Deep Learning zurAnalyse von Bildern von Seidenstoffen für Anwendungen im Kontext der Bewahrung des kulturellen Erbes

M. Dorozynski, D. Wittich, F. Rottensteiner

Institut für Photogrammetrie und Geoinformation, Deutschland

Im vorliegenden Beitrag geht es um die überwachte Klassifikation von Bildern von Seidenstoffen mit dem Ziel, die Entstehungsepoche zu prädizieren. Solche Informationen sind für die wissenschaftliche Einordnung von Kunstwerken von Interesse. Es gibt Museen mit Sammlungen von Bildern von Seidenstoffen mit zugehörigem deskriptivem Text, der jedoch oft frei formuliert ist, sodass die oben genannte Information nicht in standardisierter Form vorliegt. Eine computergestützte Analyse dieser Sammlungen erfordert eine Überführung dieser Informationen in ein standardisiertes Format. Im Rahmen des EU-Projekts SILKNOW (http://silknow.eu/) soll dieses Problem durch die Klassifikation von Bildern mittels Convolutional Neuronal Networks (CNN ) gelöst werden.

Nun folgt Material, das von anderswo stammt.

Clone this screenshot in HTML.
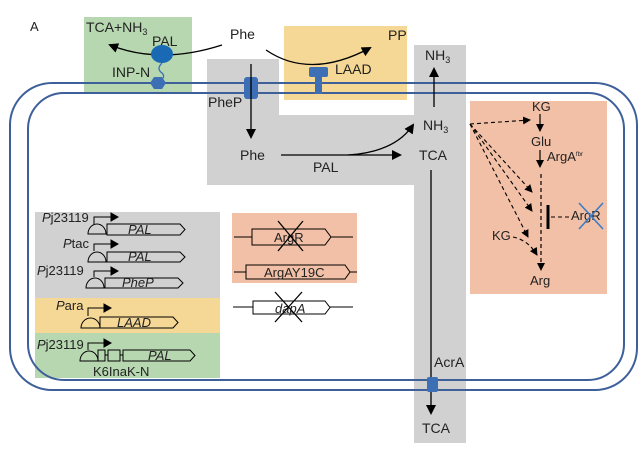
<!DOCTYPE html>
<html><head><meta charset="utf-8"><style>
html,body{margin:0;padding:0;background:#fff;}
svg{display:block;}
text{font-family:"Liberation Sans",Arial,sans-serif;fill:#222;}
</style></head><body>
<svg width="642" height="457" viewBox="0 0 642 457" xmlns="http://www.w3.org/2000/svg">
<defs>
<marker id="ah" markerWidth="10" markerHeight="10" refX="8" refY="5" orient="auto" markerUnits="userSpaceOnUse"><path d="M0,0 L10,5 L0,10 z" fill="#000"/></marker>
<marker id="as" markerWidth="8" markerHeight="8" refX="7" refY="4" orient="auto" markerUnits="userSpaceOnUse"><path d="M0,0 L8,4 L0,8 z" fill="#000"/></marker>
</defs>
<rect x="84" y="17" width="108" height="75" fill="#b7d7b0"/>
<rect x="284" y="26" width="123" height="74" fill="#f6d896"/>
<path d="M207,59 H279 V115 H414 V45 H466 V443 H414 V185 H207 Z" fill="#d1d1d1"/>
<rect x="470" y="101" width="137" height="193" fill="#f2c0a6"/>
<rect x="35" y="212" width="185" height="86" fill="#d1d1d1"/>
<rect x="35" y="298" width="185" height="35" fill="#f6d896"/>
<rect x="35" y="333" width="185" height="45" fill="#b7d7b0"/>
<rect x="232" y="213" width="125" height="70" fill="#f2c0a6"/>
<rect x="10" y="83" width="627" height="307" rx="42" fill="none" stroke="#3d5f9a" stroke-width="2"/>
<rect x="28" y="93" width="596" height="287" rx="36" fill="none" stroke="#3d5f9a" stroke-width="2"/>
<text x="30" y="31" font-size="13">A</text>
<g font-size="14">
<text x="230" y="39">Phe</text>
<text x="86" y="32">TCA+NH<tspan font-size="9" dy="3">3</tspan></text>
<text x="152" y="46">PAL</text>
<text x="112" y="77">INP-N</text>
<text x="388" y="40">PP</text>
<text x="335" y="74">LAAD</text>
<text x="208" y="107">PheP</text>
<text x="240" y="160">Phe</text>
<text x="313" y="172">PAL</text>
<text x="423" y="130">NH<tspan font-size="9" dy="3">3</tspan></text>
<text x="419" y="160">TCA</text>
<text x="425" y="60">NH<tspan font-size="9" dy="3">3</tspan></text>
<text x="434" y="367">AcrA</text>
<text x="422" y="433">TCA</text>
</g>
<path d="M222,45 Q160,65 110,45" fill="none" stroke="#000" stroke-width="1.3" marker-end="url(#ah)"/>
<ellipse cx="162" cy="54" rx="11" ry="9" fill="#1a69b5"/>
<path d="M162,63 q-6,6 0,10 q4,4 -2,8" fill="none" stroke="#3d6fb5" stroke-width="1.3"/>
<polygon points="150,83 154,77 162,77 166,83 162,89 154,89" fill="#3d6fb5"/>
<path d="M266,50 Q310,80 370,48" fill="none" stroke="#000" stroke-width="1.3" marker-end="url(#ah)"/>
<rect x="309" y="67" width="19" height="10" rx="2" fill="#3d6fb5"/>
<rect x="315" y="76" width="7" height="18" fill="#3d6fb5"/>
<rect x="244" y="77" width="14" height="22" rx="3" fill="#3d6fb5"/>
<path d="M251,64 V137" stroke="#000" stroke-width="1.3" marker-end="url(#ah)"/>
<path d="M281,155 H400" stroke="#000" stroke-width="1.3" marker-end="url(#ah)"/>
<path d="M348,155 Q395,152 413,125" fill="none" stroke="#000" stroke-width="1.3" marker-end="url(#ah)"/>
<path d="M434,107 V69" stroke="#000" stroke-width="1.3" marker-end="url(#ah)"/>
<path d="M431,170 V413" stroke="#000" stroke-width="1.3" marker-end="url(#ah)"/>
<rect x="427" y="377" width="11" height="15" rx="2" fill="#3d6fb5"/>
<g font-size="13">
<text x="532" y="111">KG</text>
<text x="531" y="146">Glu</text>
<text x="547" y="161">ArgA<tspan font-size="6" dy="-5">fbr</tspan></text>
<text x="492" y="240">KG</text>
<text x="530" y="285">Arg</text>
<text x="571" y="220">ArgR</text>
</g>
<path d="M540,114 V131" stroke="#000" stroke-width="1.2" marker-end="url(#as)"/>
<path d="M540,150 V167" stroke="#000" stroke-width="1.2" marker-end="url(#as)"/>
<path d="M541,174 V270" stroke="#000" stroke-width="1.2" stroke-dasharray="4,3" marker-end="url(#as)"/>
<g fill="none" stroke="#000" stroke-width="1.1" stroke-dasharray="4,3">
<path d="M470,124 L530,120" marker-end="url(#as)"/>
<path d="M470,124 L532,192" marker-end="url(#as)"/>
<path d="M470,124 L532,211" marker-end="url(#as)"/>
<path d="M470,124 L528,237" marker-end="url(#as)"/>
<path d="M513,237 Q528,240 537,255" marker-end="url(#as)"/>
<path d="M551,217 H570"/>
</g>
<path d="M548,205 V229" stroke="#000" stroke-width="3"/>
<path d="M579,203 L603,229 M603,203 L579,229" stroke="#3b7cc4" stroke-width="1.6"/>
<g stroke="#000" stroke-width="1" font-size="13">
<g font-style="italic" stroke="none">
<text x="42" y="222">P<tspan font-style="normal">j23119</tspan></text>
<text x="63" y="248">P<tspan font-style="normal">tac</tspan></text>
<text x="37" y="275">P<tspan font-style="normal">j23119</tspan></text>
<text x="56" y="310">P<tspan font-style="normal">ara</tspan></text>
<text x="37" y="349">P<tspan font-style="normal">j23119</tspan></text>
</g>
<path d="M94,224 V217 H112" fill="none"/><path d="M111,213 L118,217 L111,221 Z" fill="#000"/>
<path d="M88,234 A9,10 0 0 1 106,234 Z" fill="none"/>
<path d="M107,224 H180 L185,229.5 L180,235 H107 Z" fill="none"/>
<text x="128" y="234" font-style="italic" stroke="none">PAL</text>
<path d="M94,251 V244 H112" fill="none"/><path d="M111,240 L118,244 L111,248 Z" fill="#000"/>
<path d="M88,262 A9,10 0 0 1 106,262 Z" fill="none"/>
<path d="M107,252 H180 L185,257 L180,262 H107 Z" fill="none"/>
<text x="128" y="261" font-style="italic" stroke="none">PAL</text>
<path d="M94,277 V271 H112" fill="none"/><path d="M111,267 L118,271 L111,275 Z" fill="#000"/>
<path d="M86,288 A9,10 0 0 1 104,288 Z" fill="none"/>
<path d="M105,278 H178 L183,283 L178,288 H105 Z" fill="none"/>
<text x="122" y="287" font-style="italic" stroke="none">PheP</text>
<path d="M88,316 V308 H105" fill="none"/><path d="M104,304 L111,308 L104,312 Z" fill="#000"/>
<path d="M81,328 A9.5,10 0 0 1 100,328 Z" fill="none"/>
<path d="M100,317 H173 L178,322.5 L173,328 H100 Z" fill="none"/>
<text x="117" y="327" font-style="italic" stroke="none">LAAD</text>
<path d="M88,350 V343 H105" fill="none"/><path d="M104,339 L111,343 L104,347 Z" fill="#000"/>
<path d="M80,361 A9,10 0 0 1 98,361 Z" fill="none"/>
<rect x="98" y="350" width="7" height="11" fill="none"/>
<path d="M105,355 H108"/>
<rect x="108" y="350" width="12" height="11" fill="none"/>
<path d="M120,355 H123"/>
<path d="M123,350 H190 L195,355.5 L190,361 H123 Z" fill="none"/>
<text x="148" y="360" font-style="italic" stroke="none">PAL</text>
<text x="93" y="376" stroke="none">K6InaK-N</text>
<path d="M234,237 H252 M331,237 H353"/>
<path d="M252,229 H325 L331,237 L325,245 H252 Z" fill="none"/>
<text x="274" y="242" stroke="none">ArgR</text>
<path d="M278,221 L303,251 M303,221 L278,251" stroke-width="1.3"/>
<path d="M234,272 H246 M350,272 H357"/>
<path d="M246,265 H345 L350,272 L345,279 H246 Z" fill="none"/>
<text x="264" y="277" stroke="none">ArgAY19C</text>
<path d="M233,307 H253 M330,307 H353"/>
<path d="M253,301 H325 L330,307.5 L325,314 H253 Z" fill="none"/>
<text x="275" y="313" font-style="italic" stroke="none">dapA</text>
<path d="M275,292 L302,322 M302,292 L275,322" stroke-width="1.3"/>
</g>
</svg>
</body></html>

CNN können die Extraktion geeigneter Merkmale aus Bildern ebenso lernen wie die Abbildung dieser Merkmale auf eine Menge von Klassen. Dabei geht es häufig darum, für ein gesamtes Bild ein einziges Klassenlabel abzuleiten (Krizhevsky et al., 2012). Zur Klassifikation kunsthistorischer Werke wurden bisher vor allem Bilder von Gemälden in Hinblick auf den Künstler, das Genre und die Entstehungsepoche untersucht. Neben vordefinierten Merkmalen (Saleh & Elgammal, 2016) wurden dazu auch CNNs verwendet (Bar et al., 2014), wobei vortrainierte Netzwerke an das neue Problem angepasst wurden (Re-training; Yosinsky et al., 2014; Bar et al., 2014).

Im vorliegenden Beitrag soll anhand eines CNNs exemplarisch die Herstellungsepoche eines Seidenstoffes anhand eines Bildes dieses Stoffes prädiziert werden. Als Grundlage wird das auf dem ImageNet-Datensatz (Deng et al., 2009) vortrainierte Residual Network ResNet-152 V2 (He et al., 2016) genutzt. Durch Re-training mit Hilfe von Trainingsdaten wird dieses Netzwerk an die vorgegebene Fragestellung angepasst. Eine Herausforderung stellt dabei die Heterogenität der deskriptiven Texte dar, welche manchmal sogar den Herstellungstag, oft aber nur das Jahrhundert der Produktion angeben. Zudem gibt es auch zeitliche Überlappungen einiger der Angaben. Es wurde eine Klassenstruktur gewählt, die Intervalle von 50 Jahren unterscheidet. Generell ist der Umfang an Trainingssamples relativ gering, sodass nur die Parameter der letzten Schicht des Netzes neu bestimmt werden. Dies erfolgt zunächst nur unter Verwendung von Trainingsbeispielen, die eindeutig einer Klasse zugeordnet werden können. Als Verlustfunktion im Training wird hier die Softmax cross-entropy (Bishop, 2006) genutzt.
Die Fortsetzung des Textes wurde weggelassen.